Литература — если говорить о литературе — прежде всего должна была ополчиться против воспитания, а не против классических языков. Нужно было указывать на тесноту и духоту пансионских помещении, на недостаток теплой одежды, на дурную пищу. Это, должно быть, казалось слишком мелким. Следовало обличать неумелость надзирателей и педагогическую бездарность учителей. Следовало ополчиться против канцелярщины и мертвой формалистики в деле воспитания, ослаблявших и уродовавших душу и тело подраставшего поколения.
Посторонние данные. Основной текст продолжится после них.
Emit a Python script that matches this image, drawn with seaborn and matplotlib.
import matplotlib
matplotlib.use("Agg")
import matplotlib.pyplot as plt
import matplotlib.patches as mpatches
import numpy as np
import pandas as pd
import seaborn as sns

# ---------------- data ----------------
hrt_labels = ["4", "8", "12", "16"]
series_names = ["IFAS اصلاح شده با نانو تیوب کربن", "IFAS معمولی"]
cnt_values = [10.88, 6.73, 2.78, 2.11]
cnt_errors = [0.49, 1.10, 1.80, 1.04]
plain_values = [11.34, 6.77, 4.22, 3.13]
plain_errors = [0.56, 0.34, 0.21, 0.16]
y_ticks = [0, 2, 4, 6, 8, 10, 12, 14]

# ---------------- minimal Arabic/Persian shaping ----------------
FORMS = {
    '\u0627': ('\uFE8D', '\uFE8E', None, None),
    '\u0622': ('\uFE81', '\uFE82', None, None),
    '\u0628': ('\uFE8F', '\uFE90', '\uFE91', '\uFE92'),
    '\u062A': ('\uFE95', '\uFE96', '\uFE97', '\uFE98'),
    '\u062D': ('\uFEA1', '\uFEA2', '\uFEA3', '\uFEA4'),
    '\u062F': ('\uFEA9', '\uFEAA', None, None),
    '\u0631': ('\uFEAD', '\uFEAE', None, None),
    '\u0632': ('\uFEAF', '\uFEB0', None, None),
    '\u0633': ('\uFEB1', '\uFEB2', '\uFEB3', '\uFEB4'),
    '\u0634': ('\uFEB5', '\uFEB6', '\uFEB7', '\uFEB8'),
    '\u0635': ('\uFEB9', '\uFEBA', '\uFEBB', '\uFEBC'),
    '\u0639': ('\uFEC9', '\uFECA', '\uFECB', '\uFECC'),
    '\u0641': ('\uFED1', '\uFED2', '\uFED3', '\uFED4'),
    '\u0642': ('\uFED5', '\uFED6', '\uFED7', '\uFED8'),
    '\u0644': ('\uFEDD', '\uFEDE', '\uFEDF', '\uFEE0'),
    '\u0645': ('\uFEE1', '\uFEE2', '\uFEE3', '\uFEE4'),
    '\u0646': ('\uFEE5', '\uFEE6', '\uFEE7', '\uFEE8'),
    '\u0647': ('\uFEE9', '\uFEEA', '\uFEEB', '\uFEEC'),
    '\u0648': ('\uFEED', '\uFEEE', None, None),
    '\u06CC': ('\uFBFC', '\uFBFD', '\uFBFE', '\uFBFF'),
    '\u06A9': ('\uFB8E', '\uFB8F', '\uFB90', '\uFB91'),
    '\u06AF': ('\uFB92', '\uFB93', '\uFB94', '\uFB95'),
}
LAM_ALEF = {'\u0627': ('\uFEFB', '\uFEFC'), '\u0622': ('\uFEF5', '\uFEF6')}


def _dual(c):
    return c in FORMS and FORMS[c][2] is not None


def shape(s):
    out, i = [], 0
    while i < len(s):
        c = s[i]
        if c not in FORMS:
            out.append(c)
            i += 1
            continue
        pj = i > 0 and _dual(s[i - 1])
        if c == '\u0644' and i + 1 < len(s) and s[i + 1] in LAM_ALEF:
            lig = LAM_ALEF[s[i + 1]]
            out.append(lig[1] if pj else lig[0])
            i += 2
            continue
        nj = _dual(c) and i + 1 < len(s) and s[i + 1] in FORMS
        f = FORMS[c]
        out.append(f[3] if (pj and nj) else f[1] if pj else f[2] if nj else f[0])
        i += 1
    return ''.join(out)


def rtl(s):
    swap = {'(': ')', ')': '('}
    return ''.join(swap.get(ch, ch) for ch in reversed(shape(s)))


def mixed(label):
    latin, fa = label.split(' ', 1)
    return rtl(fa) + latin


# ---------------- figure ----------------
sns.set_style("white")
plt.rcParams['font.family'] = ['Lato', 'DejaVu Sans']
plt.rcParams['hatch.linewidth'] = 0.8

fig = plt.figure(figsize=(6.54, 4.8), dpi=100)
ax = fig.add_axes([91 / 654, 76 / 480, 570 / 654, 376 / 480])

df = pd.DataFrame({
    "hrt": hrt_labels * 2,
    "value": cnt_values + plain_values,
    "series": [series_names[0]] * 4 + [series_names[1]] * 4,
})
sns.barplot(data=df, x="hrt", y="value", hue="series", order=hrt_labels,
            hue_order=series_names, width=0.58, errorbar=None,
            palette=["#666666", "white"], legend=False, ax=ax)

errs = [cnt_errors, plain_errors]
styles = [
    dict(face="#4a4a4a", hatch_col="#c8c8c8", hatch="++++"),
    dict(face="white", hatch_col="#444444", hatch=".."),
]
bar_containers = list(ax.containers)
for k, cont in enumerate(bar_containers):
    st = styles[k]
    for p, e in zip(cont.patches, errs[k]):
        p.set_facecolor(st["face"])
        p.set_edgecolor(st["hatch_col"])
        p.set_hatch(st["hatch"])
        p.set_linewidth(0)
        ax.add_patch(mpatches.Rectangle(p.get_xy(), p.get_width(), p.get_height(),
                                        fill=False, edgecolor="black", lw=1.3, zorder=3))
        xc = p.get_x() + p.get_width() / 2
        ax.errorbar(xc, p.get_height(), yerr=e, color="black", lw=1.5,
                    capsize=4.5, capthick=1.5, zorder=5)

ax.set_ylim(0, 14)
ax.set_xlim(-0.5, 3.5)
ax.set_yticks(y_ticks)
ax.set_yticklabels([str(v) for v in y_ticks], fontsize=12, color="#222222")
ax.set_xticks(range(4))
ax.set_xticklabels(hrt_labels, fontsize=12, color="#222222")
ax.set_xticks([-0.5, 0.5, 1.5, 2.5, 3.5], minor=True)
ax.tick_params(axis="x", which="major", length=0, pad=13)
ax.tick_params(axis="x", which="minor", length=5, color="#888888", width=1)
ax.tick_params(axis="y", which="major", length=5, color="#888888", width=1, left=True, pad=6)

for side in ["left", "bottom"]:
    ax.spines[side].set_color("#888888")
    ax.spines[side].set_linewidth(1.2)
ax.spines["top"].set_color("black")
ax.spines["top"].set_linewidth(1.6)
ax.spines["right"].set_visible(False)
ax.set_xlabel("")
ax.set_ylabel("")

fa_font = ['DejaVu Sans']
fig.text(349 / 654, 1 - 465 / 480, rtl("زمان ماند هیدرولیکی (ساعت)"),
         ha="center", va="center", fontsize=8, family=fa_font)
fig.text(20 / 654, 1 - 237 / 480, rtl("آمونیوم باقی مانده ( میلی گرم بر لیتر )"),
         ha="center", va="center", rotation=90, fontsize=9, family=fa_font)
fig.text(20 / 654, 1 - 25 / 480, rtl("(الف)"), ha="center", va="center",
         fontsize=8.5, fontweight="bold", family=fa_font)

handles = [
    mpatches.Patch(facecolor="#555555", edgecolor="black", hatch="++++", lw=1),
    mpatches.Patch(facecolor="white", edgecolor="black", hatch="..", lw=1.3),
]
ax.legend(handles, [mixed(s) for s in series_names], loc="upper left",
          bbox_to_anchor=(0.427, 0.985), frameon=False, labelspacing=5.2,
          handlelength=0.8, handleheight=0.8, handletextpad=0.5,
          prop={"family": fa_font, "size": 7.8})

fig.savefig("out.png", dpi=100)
Вместо того обличители стали на геройскую почву. «Классики» — злодеи: они хотят своей латынью всех гимназистов превратить в идиотов, не отличающих правой руки от левой. «Реалисты» — герои, спасающие Россию от неминуемого идиотизма. Классики, такие же грешные русские люди, разумеется, впали в раздражение и обвинили противников в том, что те хотят не реализма, а непременно революции. И вышла великая путаница. Латынь, скромная латынь семинарий, аптек и журнальных эпиграфов, в глазах одних превратилась в средство сделать Россию дурой, а по убеждению других в радикальное лекарство против революции. Замешалась революция, — пошли сыски, сыщики, дружеская переписка жандармов с воспитателями, железная дисциплина, не только для учеников, но и для учителей, и действительно одуряющие, героические, лошадиные дозы спасительного лекарства, латыни. Вдобавок доктора-учителя оказались не докторами, а ветеринарами. Паны дрались, а у хлопов чубы трещали.
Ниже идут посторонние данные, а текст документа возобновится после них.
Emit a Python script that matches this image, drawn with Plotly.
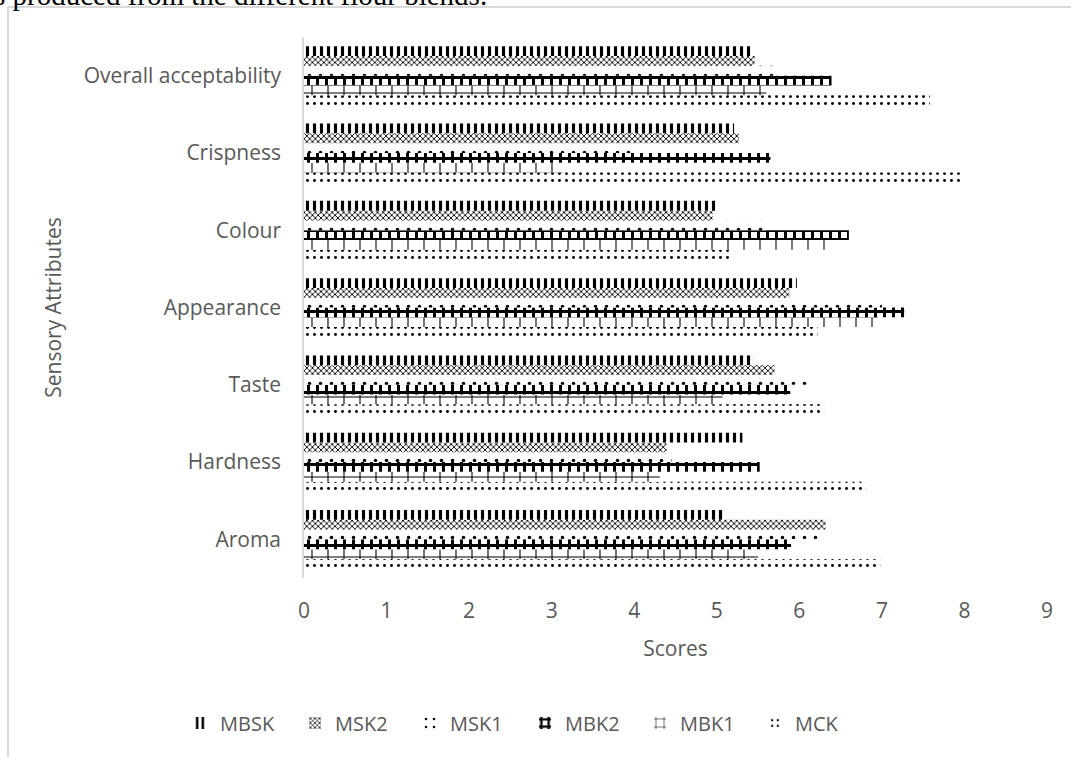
import plotly.graph_objects as go

categories = ["Aroma", "Hardness", "Taste", "Appearance", "Colour", "Crispness", "Overall acceptability"]

series_names = ["MBSK", "MSK2", "MSK1", "MBK2", "MBK1", "MCK"]
mbsk = [5.09, 5.31, 5.45, 5.97, 5.00, 5.21, 5.42]
msk2 = [6.32, 4.39, 5.70, 5.88, 4.95, 5.27, 5.46]
msk1 = [6.25, 4.45, 6.15, 7.00, 5.60, 4.00, 5.72]
mbk2 = [5.90, 5.52, 5.89, 7.27, 6.60, 5.65, 6.39]
mbk1 = [5.50, 4.31, 5.07, 6.95, 6.45, 3.14, 5.60]
mck = [6.98, 6.81, 6.30, 6.22, 5.18, 7.99, 7.58]

x_ticks = [0, 1, 2, 3, 4, 5, 6, 7, 8, 9]

values = {"MBSK": mbsk, "MSK2": msk2, "MSK1": msk1, "MBK2": mbk2, "MBK1": mbk1, "MCK": mck}
patterns = {
    "MBSK": dict(shape="|", size=7, solidity=0.45),
    "MSK2": dict(shape="x", size=4, solidity=0.4),
    "MSK1": dict(shape=".", size=11, solidity=0.08),
    "MBK2": dict(shape="+", size=9, solidity=0.55),
    "MBK1": dict(shape="+", size=16, solidity=0.13),
    "MCK": dict(shape=".", size=7, solidity=0.14),
}

W, H = 1071, 757
L, R, T, B = 304, 1047, 37, 578

fig = go.Figure()
for name in reversed(series_names):
    p = patterns[name]
    fig.add_trace(go.Bar(
        y=categories, x=values[name], name=name, orientation="h",
        marker=dict(color="white", line=dict(width=0),
                    pattern=dict(shape=p["shape"], size=p["size"], solidity=p["solidity"],
                                 fgcolor="black", bgcolor="white", fgopacity=1, fillmode="overlay")),
    ))

font = "Open Sans"
grey = "#595959"
fig.update_layout(
    width=W, height=H,
    margin=dict(l=L, r=W - R, t=T, b=H - B, pad=0),
    paper_bgcolor="white", plot_bgcolor="white",
    barmode="group", bargap=0.24, bargroupgap=0,
    font=dict(family=font, size=21, color=grey),
    showlegend=True,
    legend=dict(orientation="h", traceorder="reversed", x=(180 - L) / (R - L), xanchor="left",
                y=(B - 723) / (B - T), yanchor="middle", font=dict(size=20, color=grey),
                itemwidth=30, entrywidth=70, entrywidthmode="pixels"),
    xaxis=dict(range=[0, 9], tickvals=x_ticks, showgrid=False, zeroline=False, showline=False,
               ticks="", automargin=False, ticklabelstandoff=18, tickfont=dict(size=21, color=grey),
               title=dict(text="Scores", font=dict(size=21, color=grey), standoff=18)),
    yaxis=dict(showgrid=False, zeroline=False, showline=True, linecolor="#d9d9d9", linewidth=1.5,
               ticks="", automargin=False, ticklabelstandoff=17, tickfont=dict(size=21, color=grey),
               title=dict(text="Sensory Attributes", font=dict(size=21, color=grey), standoff=16)),
)

def px_x(px):
    return (px - L) / (R - L)

def px_y(py):
    return (B - py) / (B - T)

fig.add_shape(type="line", xref="paper", yref="paper", x0=px_x(8), x1=px_x(8),
              y0=px_y(7), y1=px_y(760), line=dict(color="#d9d9d9", width=2))
fig.add_shape(type="line", xref="paper", yref="paper", x0=px_x(8), x1=px_x(1075),
              y0=px_y(7), y1=px_y(7), line=dict(color="#d9d9d9", width=2))

fig.add_annotation(xref="paper", yref="paper", x=px_x(-8), y=px_y(-5), xanchor="left", yanchor="middle",
                   text="s produced from the different flour blends.", showarrow=False,
                   font=dict(family="Liberation Serif", size=29, color="black"))

fig.write_html("out.html", config={"displayModeBar": False},
               post_script="document.body.style.margin='0';")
Оканчивая эту часть моих записок, я вижу, что она вышла отрывочной, сухой и производит тяжелое впечатление. Вина в этом падает не на одного меня. Гимназия не дала мне ни одного отрадного воспоминания, а время, которое я в ней провел, два года, прошли быстро, как в тюрьме. Несмотря на то, что я много испытал, я в это время не жил. Все рассказанные мною события были не по моему возрасту, и потому или прошли бесследно — и это в лучшем случае, — или оставили дурные следы, как тяжелая болезнь. Иное дело немецкая школа. Там был живой школьный организм. Там действительно воспитывали. В гимназии же были не воспитанники, а какие-то подследственные арестанты. Удивляться ли после этого вместе с «Московскими Ведомостями», что такая школа не выработала «великих характеров», и что наиболее характерные общественные явления, участниками которых являются люди новейшей формации, исчерпываются «опереткой, сенсационными процессами, нигилизмом и неврастенией?..»

И всё-таки скажу, что лучше было воспитываться, — хоть и с трудом, с опасностями, с препятствиями — да в русской школе. Почему? Да хоть бы потому, что этою ценой всё же осмыслишь ту жизнь, от которой не уйдешь, для которой создан и живешь, для которой по мере сил должен работать.